My concern is about matrix inversion. Consider This page. I was thinking about creating four different threads for every component of the final matrix. In order to be more specific, I am going to write the formulas written in the link I mentioned before.
$$ \begin{bmatrix} \mathbf{A} & \mathbf{B} \\ \mathbf{C} & \mathbf{D} \end{bmatrix}^{-1} = \begin{bmatrix} (\mathbf{A}-\mathbf{BD}^{-1}\mathbf{C})^{-1} & -(\mathbf{A}-\mathbf{BD}^{-1}\mathbf{C})^{-1}\mathbf{BD}^{-1} \\ -\mathbf{D}^{-1}\mathbf{C}(\mathbf{A}-\mathbf{BD}^{-1}\mathbf{C})^{-1} & \mathbf{D}^{-1}+\mathbf{D}^{-1}\mathbf{C}(\mathbf{A}-\mathbf{BD}^{-1}\mathbf{C})^{-1}\mathbf{BD}^{-1}\end{bmatrix} $$
As you can see in the expression above, there are four independent subexpressions in the final matrix. Well, I know, there is this term: $(\mathbf{A}-\mathbf{BD}^{-1}\mathbf{C})^{-1}$ which is in common, but four threads can calculate it independently.
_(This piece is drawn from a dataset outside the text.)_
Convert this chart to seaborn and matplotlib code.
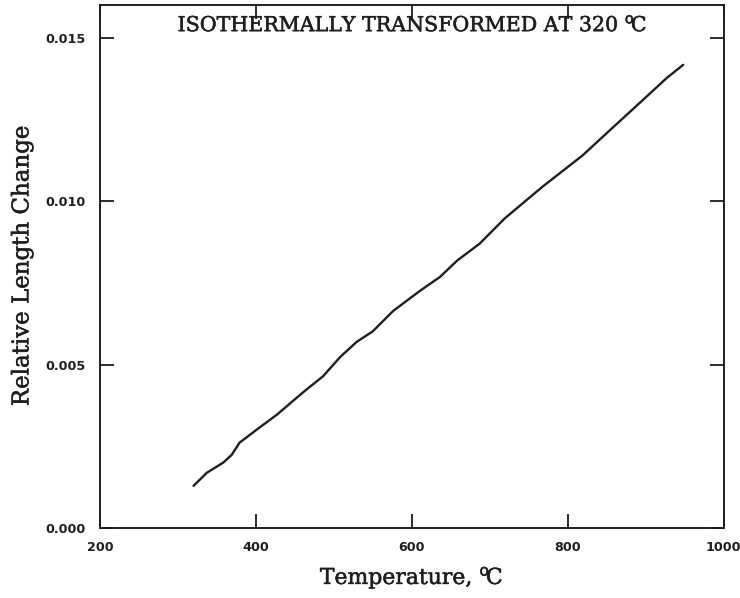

So, if the fastest algorithm is considered (Coppersmith–Winograd algorithm), $O(n^{2,376})$, every thread has to invert two matrices (matrix $\mathbf{A}-\mathbf{BD}^{-1}\mathbf{C}$ and $\mathbf{D}$ are the only inverted ones) then every thread has to bear a complexity like: $2 \cdot O\left[ (n/2)^{2,376} \right]$.
The problem of this approach is that resources are the same. Meaning that if I wanted to use a distributed grid I should send the entire matrix.
Is there some other algorithm to make the inversion faster and resource independent (for threads)?